According to CNN, a bridge across to Sommarøy is covered in wrist watches, a symbol for visitors to leave time behind.
According to CNN, a bridge across to Sommarøy is covered in wrist watches, a symbol for visitors to leave time behind.

Sommarøy resident Kjell Ove Hveding told Associated Press that the push would get rid of “conventional time keeping”.

“It’s a bit crazy, but at the same time it is pretty serious,” he said.

He met with a Norwegian politician this month to present a petition signed by dozens of islanders in support of declaring a “time-free zone” and to discuss any practical and legal obstacles to basically ignoring what clocks say about day and night.

Visit Tromsoe travel manager Chris Hudson said the change would not mean that shops are open all hours, but that residents could make better use of the daylight.

“There is nothing wrong with renting a canoe and paddling out in the sunshine, even though it is in the middle of the night,” he told Norwegian broadcaster NRK.

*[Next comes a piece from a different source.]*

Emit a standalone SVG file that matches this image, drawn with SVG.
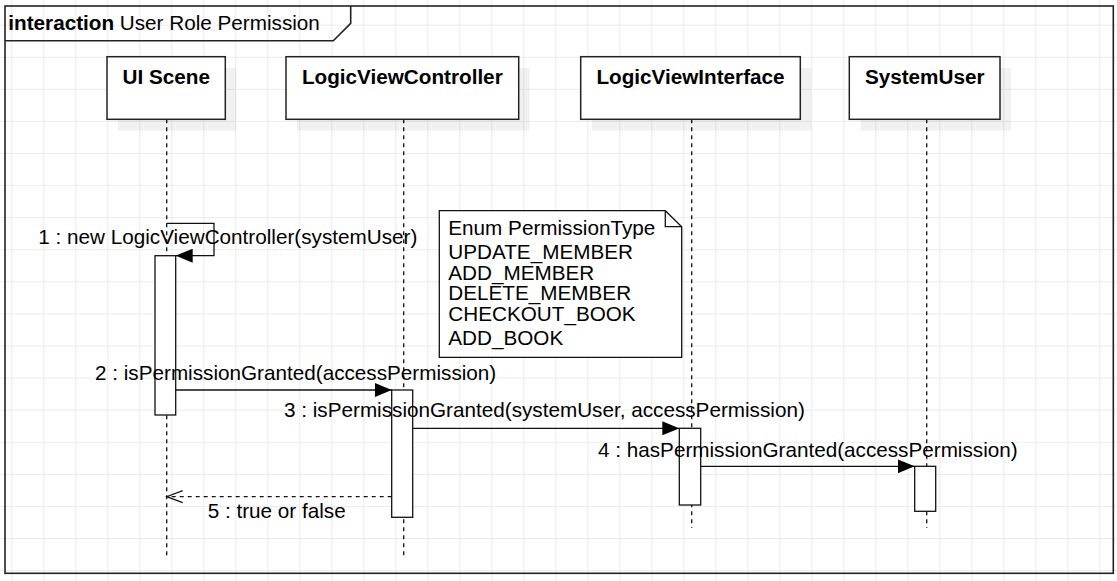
<svg xmlns="http://www.w3.org/2000/svg" width="1117" height="581" viewBox="0 0 1117 581">
<style>
text{font-family:"Liberation Sans",Arial,Helvetica,sans-serif;font-size:20.7px;fill:#000}
.hd{font-weight:bold;text-anchor:middle}
.box{fill:#fff;stroke:#222;stroke-width:1.5}
.shadow{fill:#000;fill-opacity:0.055}
.act{fill:#fff;stroke:#111;stroke-width:1.3}
.life{fill:none;stroke:#111;stroke-width:1.3;stroke-dasharray:4 4}
.msg{fill:none;stroke:#111;stroke-width:1.3}
.ret{fill:none;stroke:#111;stroke-width:1.3;stroke-dasharray:4 4}
</style>
<defs>
<pattern id="grid" patternUnits="userSpaceOnUse" x="11.3" y="24.7" width="32" height="32.08">
<path d="M0.5,0 V32.08 M0,0.5 H32" fill="none" stroke="#ebebeb" stroke-width="1"/>
</pattern>
<marker id="filled" markerUnits="userSpaceOnUse" viewBox="0 0 17 14" refX="17" refY="7" markerWidth="17" markerHeight="14" orient="auto">
<path d="M0,0 L17,7 L0,14 Z" fill="#000"/>
</marker>
<marker id="open" markerUnits="userSpaceOnUse" viewBox="-1 -1 19 14" refX="16" refY="6" markerWidth="19" markerHeight="14" orient="auto">
<path d="M0,0 L16,6 L0,12" fill="none" stroke="#111" stroke-width="1.3" stroke-dasharray="none"/>
</marker>
</defs>
<rect width="1117" height="581" fill="#fff"/>
<rect width="1117" height="581" fill="url(#grid)"/>

<g id="frame">
<rect x="5" y="6" width="1108.3" height="567.3" fill="none" stroke="#222" stroke-width="1.6"/>
<path d="M5,40.7 H333.3 L350.7,23.3 V6" fill="none" stroke="#222" stroke-width="1.6"/>
<text x="8.3" y="29.5"><tspan font-weight="bold">interaction</tspan> User Role Permission</text>
</g>

<g id="lifelines">
<path class="life" d="M166.7,119.3 V556.7"/>
<path class="life" d="M403.7,119.3 V556.7"/>
<path class="life" d="M691.7,119.3 V528"/>
<path class="life" d="M926.7,119.3 V528"/>
</g>

<g id="node-ui-scene">
<rect class="shadow" x="118" y="68" width="118.3" height="62.6"/>
<rect class="box" x="107" y="56.7" width="118.3" height="62.6"/>
<text class="hd" x="166.2" y="84.3">UI Scene</text>
</g>
<g id="node-logicviewcontroller">
<rect class="shadow" x="297" y="68" width="232.7" height="62.6"/>
<rect class="box" x="286" y="56.7" width="232.7" height="62.6"/>
<text class="hd" x="402.3" y="84.3">LogicViewController</text>
</g>
<g id="node-logicviewinterface">
<rect class="shadow" x="591.7" y="68" width="219.6" height="62.6"/>
<rect class="box" x="580.7" y="56.7" width="219.6" height="62.6"/>
<text class="hd" x="690.5" y="84.3">LogicViewInterface</text>
</g>
<g id="node-systemuser">
<rect class="shadow" x="860.3" y="68" width="150.7" height="62.6"/>
<rect class="box" x="849.3" y="56.7" width="150.7" height="62.6"/>
<text class="hd" x="924.7" y="84.3">SystemUser</text>
</g>

<g id="node-note">
<path d="M439.3,210.7 H665.3 L681.7,226.7 V357.3 H439.3 Z" fill="#fff" stroke="#111" stroke-width="1.3"/>
<path d="M665.3,210.7 V226.7 H681.7" fill="none" stroke="#111" stroke-width="1.3"/>
<text x="448.3" y="234.8">Enum PermissionType</text>
<text x="448.3" y="259">UPDATE_MEMBER</text>
<text x="448.3" y="280">ADD_MEMBER</text>
<text x="448.3" y="300.3">DELETE_MEMBER</text>
<text x="448.3" y="321">CHECKOUT_BOOK</text>
<text x="448.3" y="344.5">ADD_BOOK</text>
</g>

<g id="activations">
<rect class="act" x="155" y="255.7" width="20.7" height="159.3"/>
<rect class="act" x="391.7" y="390" width="21" height="127.3"/>
<rect class="act" x="679.3" y="428.3" width="21.4" height="76.7"/>
<rect class="act" x="914.7" y="466.3" width="21" height="45"/>
</g>

<g id="connectors">
<path class="msg" d="M166.7,223.3 H214 V255.7 H175.7" marker-end="url(#filled)"/>
<path class="msg" d="M175.7,390 H391.7" marker-end="url(#filled)"/>
<path class="msg" d="M412.7,428.3 H679.3" marker-end="url(#filled)"/>
<path class="msg" d="M700.7,466.3 H914.7" marker-end="url(#filled)"/>
<path class="ret" d="M391.7,496.7 H166.7" marker-end="url(#open)"/>
<text x="38.3" y="244">1 : new LogicViewController(systemUser)</text>
<text x="95" y="380">2 : isPermissionGranted(accessPermission)</text>
<text x="284" y="417.3">3 : isPermissionGranted(systemUser, accessPermission)</text>
<text x="598" y="456.7">4 : hasPermissionGranted(accessPermission)</text>
<text x="207.7" y="518.3">5 : true or false</text>
</g>
</svg>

Going off the clock “is a great solution but we likely won’t become an entirely time-free zone as it will be too complex,” he said. “But we have put the time element on the agenda, and we might get more flexibility … to adjust to the daylight.

“The idea is also to chill out. I have seen people suffering from stress because they were pressed by time,” he said.

The island, which is 34 hectares, reportedly has a population of 350 people, with its major industries being fishing and tourism.